_GOAL_: Copy out the lines that have "this" in them.

_AVAILABLE RECORDS_:
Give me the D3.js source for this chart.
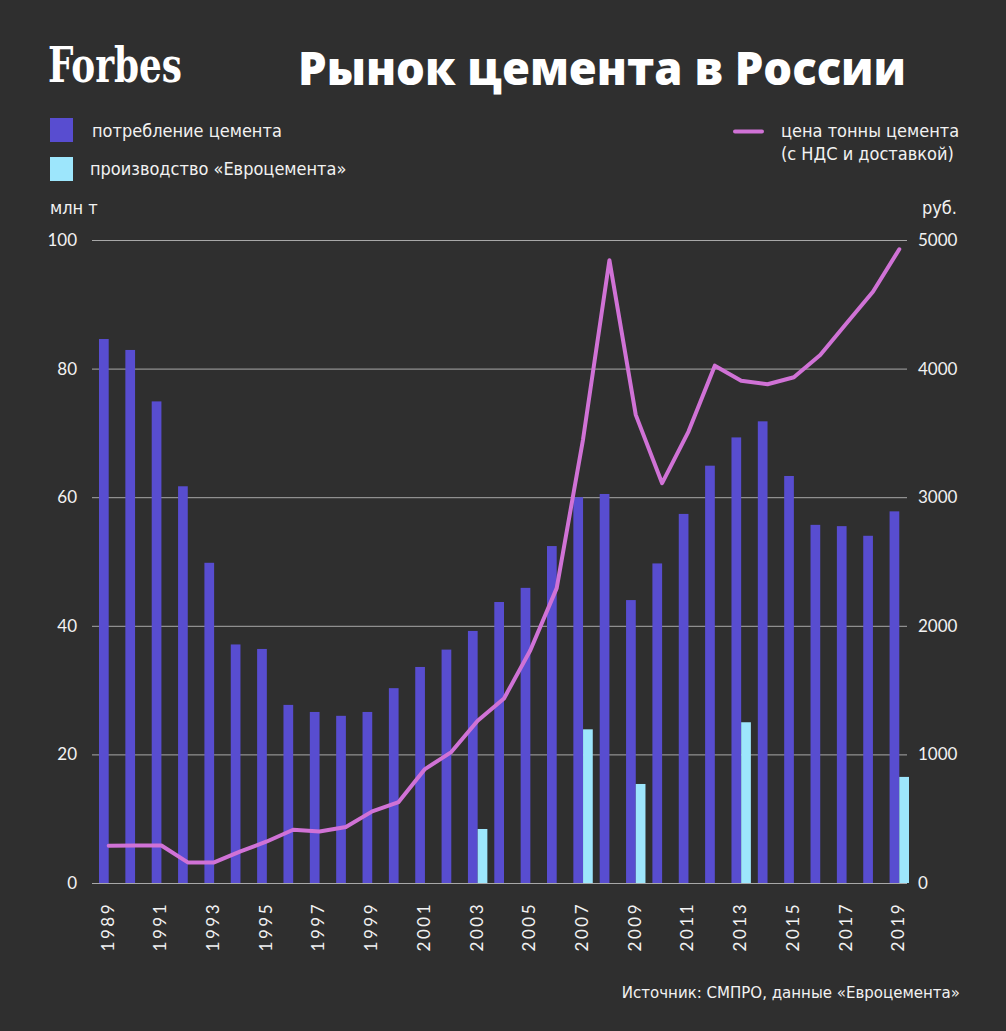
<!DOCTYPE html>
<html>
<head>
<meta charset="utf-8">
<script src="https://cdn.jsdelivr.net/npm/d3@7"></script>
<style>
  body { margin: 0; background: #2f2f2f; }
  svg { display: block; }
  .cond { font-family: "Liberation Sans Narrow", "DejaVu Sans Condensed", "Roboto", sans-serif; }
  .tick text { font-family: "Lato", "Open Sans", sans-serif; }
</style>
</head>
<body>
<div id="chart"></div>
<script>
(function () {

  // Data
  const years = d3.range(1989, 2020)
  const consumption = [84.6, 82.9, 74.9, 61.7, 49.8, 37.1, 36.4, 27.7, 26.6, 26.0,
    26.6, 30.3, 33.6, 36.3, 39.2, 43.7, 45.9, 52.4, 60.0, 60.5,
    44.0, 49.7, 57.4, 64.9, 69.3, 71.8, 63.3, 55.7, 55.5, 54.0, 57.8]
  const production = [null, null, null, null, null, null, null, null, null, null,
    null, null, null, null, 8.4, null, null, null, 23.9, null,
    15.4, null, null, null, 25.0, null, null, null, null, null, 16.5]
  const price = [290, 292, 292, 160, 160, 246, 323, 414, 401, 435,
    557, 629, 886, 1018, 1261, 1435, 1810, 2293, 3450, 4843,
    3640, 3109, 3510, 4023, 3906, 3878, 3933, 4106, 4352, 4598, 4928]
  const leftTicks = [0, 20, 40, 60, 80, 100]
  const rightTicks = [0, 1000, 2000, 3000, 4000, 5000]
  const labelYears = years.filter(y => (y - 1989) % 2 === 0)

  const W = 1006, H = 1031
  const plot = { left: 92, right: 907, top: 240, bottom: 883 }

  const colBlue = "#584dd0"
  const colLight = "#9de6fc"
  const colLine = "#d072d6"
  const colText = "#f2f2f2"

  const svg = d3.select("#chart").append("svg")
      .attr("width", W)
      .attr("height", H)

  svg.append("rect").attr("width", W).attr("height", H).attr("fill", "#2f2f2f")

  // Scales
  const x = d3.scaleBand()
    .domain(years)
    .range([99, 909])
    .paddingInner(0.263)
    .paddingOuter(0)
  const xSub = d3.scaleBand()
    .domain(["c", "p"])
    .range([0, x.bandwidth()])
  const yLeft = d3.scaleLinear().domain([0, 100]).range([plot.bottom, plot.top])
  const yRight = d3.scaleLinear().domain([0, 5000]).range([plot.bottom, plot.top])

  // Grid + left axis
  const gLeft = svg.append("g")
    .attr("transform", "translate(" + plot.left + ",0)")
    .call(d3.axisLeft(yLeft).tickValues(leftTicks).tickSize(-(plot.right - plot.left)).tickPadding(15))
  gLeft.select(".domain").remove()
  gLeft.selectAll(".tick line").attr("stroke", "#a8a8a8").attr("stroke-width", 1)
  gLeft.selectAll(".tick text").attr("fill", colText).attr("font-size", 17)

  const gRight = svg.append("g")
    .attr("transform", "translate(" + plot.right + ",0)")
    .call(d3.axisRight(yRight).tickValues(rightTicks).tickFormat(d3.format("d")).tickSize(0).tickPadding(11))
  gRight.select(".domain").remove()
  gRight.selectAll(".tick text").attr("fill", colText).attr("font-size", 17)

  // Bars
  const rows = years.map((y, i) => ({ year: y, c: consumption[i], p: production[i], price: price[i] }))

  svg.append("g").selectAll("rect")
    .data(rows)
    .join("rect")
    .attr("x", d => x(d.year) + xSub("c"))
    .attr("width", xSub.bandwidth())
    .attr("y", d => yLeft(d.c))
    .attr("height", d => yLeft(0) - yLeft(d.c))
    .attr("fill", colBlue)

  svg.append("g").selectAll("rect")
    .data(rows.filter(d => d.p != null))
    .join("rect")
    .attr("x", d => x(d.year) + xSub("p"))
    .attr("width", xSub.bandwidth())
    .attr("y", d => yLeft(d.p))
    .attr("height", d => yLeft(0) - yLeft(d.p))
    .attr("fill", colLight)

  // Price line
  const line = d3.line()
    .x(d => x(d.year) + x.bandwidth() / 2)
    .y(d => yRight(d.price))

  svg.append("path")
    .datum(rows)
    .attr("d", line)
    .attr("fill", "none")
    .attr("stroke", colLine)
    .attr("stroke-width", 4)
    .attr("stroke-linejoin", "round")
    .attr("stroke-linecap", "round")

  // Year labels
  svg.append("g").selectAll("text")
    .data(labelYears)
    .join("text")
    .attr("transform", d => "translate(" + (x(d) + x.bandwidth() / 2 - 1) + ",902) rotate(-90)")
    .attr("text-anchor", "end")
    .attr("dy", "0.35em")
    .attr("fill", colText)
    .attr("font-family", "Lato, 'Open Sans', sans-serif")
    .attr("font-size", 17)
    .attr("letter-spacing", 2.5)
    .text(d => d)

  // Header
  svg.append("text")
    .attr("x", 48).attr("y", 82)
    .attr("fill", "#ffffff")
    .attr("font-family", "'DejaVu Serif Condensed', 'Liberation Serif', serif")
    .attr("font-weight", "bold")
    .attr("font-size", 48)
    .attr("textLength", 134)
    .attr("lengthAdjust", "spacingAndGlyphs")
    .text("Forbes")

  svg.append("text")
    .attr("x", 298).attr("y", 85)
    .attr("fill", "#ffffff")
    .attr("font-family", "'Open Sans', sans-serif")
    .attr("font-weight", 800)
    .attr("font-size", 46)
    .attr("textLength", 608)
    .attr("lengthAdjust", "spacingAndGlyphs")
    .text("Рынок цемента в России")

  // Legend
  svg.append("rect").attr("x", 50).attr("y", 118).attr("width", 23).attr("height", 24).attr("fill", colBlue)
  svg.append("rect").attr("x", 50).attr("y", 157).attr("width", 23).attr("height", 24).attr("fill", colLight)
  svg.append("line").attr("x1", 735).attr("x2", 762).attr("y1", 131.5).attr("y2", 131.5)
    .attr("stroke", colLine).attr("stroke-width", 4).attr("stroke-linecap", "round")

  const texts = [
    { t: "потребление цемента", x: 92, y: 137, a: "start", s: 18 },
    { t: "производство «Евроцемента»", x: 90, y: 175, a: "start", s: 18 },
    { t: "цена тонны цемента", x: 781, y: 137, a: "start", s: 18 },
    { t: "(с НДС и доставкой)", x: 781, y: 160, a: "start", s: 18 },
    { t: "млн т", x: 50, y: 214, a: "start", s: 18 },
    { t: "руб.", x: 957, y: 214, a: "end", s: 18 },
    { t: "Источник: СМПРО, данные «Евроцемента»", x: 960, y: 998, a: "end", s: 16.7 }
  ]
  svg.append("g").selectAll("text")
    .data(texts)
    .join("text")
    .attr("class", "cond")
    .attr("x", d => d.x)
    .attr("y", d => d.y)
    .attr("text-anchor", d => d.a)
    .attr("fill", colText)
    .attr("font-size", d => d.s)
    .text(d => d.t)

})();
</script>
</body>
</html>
---
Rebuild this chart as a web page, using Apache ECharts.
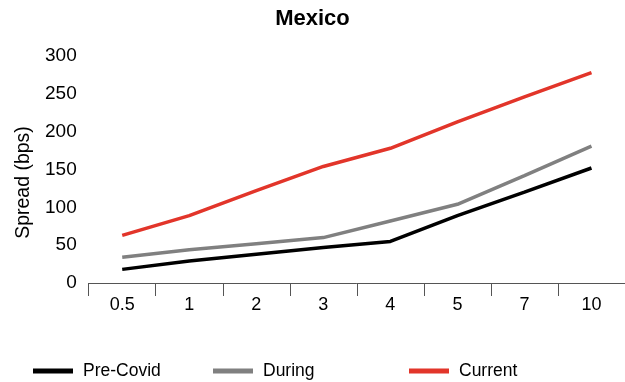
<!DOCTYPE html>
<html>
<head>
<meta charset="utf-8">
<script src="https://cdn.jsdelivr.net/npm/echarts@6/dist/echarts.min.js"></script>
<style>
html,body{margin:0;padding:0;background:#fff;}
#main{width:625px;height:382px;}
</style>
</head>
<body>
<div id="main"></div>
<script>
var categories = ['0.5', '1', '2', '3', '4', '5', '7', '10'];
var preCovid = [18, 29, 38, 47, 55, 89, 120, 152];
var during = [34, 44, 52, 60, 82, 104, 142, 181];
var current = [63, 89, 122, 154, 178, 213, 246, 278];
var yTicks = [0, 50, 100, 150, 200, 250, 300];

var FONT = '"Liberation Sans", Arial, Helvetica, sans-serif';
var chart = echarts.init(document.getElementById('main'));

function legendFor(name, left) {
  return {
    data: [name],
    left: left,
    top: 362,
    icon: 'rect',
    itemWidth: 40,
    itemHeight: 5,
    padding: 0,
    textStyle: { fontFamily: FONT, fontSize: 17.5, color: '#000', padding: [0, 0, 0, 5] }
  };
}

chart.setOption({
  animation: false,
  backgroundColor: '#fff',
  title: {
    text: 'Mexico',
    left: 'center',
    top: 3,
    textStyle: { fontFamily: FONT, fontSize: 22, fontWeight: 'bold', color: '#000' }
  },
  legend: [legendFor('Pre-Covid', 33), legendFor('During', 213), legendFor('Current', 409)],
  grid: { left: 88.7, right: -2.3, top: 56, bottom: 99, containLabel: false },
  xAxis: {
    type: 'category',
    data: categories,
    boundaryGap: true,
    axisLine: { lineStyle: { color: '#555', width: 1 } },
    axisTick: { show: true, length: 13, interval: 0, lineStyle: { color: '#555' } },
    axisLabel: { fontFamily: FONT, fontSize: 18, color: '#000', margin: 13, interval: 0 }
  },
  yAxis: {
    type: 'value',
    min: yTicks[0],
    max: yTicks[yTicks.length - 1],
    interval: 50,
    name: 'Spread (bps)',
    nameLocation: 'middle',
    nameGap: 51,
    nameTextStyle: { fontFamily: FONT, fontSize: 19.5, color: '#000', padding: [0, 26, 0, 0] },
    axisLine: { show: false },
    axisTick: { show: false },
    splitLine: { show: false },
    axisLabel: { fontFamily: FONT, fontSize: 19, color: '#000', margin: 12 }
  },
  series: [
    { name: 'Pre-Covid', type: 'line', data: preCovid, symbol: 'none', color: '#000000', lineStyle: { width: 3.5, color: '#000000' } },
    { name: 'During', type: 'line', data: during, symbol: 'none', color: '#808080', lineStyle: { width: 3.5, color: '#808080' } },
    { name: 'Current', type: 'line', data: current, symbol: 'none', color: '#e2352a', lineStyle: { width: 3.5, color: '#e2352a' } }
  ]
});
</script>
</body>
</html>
==
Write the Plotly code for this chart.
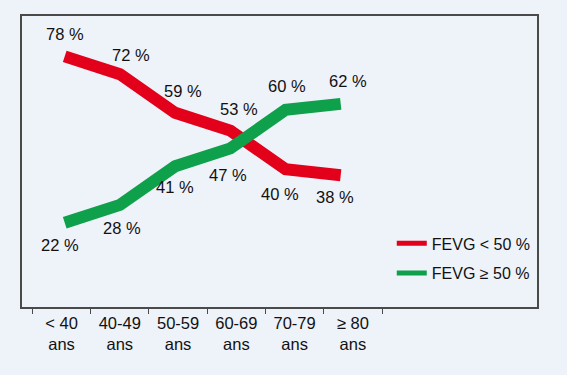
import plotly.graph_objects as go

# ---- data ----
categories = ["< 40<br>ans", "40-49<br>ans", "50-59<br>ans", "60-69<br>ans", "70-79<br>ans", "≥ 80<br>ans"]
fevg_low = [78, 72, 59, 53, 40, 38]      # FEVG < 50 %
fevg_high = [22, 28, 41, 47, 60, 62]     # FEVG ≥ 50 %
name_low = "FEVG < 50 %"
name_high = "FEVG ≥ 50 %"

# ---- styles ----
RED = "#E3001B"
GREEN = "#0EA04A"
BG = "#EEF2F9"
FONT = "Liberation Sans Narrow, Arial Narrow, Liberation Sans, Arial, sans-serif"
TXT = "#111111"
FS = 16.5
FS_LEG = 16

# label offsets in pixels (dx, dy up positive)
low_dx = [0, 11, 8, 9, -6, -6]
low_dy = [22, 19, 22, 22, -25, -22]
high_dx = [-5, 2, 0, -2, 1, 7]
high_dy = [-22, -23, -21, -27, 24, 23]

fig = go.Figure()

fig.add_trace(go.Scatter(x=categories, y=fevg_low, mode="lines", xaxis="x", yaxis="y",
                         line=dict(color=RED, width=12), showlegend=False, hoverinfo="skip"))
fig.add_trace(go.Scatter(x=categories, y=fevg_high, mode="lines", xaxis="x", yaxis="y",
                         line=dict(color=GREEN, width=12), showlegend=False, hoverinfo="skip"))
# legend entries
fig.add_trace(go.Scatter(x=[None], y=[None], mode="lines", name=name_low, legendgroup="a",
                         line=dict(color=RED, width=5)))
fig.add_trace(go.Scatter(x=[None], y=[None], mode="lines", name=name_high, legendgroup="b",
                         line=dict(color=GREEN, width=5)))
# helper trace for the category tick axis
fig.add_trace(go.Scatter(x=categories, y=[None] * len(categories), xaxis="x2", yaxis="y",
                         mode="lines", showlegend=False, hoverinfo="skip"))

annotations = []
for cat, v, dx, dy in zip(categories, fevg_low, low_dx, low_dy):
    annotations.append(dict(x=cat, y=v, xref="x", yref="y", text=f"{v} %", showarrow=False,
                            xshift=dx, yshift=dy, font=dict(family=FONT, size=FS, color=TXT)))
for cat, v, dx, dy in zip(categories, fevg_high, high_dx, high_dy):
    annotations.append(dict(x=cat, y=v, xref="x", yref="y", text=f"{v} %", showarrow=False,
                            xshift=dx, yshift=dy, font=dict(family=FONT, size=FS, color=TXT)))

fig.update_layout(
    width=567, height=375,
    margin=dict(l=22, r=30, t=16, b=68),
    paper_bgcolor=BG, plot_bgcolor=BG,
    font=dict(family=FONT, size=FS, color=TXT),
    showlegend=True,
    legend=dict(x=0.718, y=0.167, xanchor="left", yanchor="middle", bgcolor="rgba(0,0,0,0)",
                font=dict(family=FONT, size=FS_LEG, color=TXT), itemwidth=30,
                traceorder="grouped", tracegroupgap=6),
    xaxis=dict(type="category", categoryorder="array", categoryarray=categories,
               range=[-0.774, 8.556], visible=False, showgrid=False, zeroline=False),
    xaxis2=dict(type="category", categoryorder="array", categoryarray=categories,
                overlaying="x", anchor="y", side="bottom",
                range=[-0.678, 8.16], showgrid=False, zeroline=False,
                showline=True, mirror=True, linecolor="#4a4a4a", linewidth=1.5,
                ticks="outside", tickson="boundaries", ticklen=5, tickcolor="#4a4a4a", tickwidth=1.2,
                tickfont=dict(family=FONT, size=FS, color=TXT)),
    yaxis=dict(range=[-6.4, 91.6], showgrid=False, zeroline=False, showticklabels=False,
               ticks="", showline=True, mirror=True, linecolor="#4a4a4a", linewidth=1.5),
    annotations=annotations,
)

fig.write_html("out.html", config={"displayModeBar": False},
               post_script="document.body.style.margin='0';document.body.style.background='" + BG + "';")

_EXPECTED OUTPUT_:
Give me the D3.js source for this chart.
Rebuild this chart as a web page, using Apache ECharts.
Write the Plotly code for this chart.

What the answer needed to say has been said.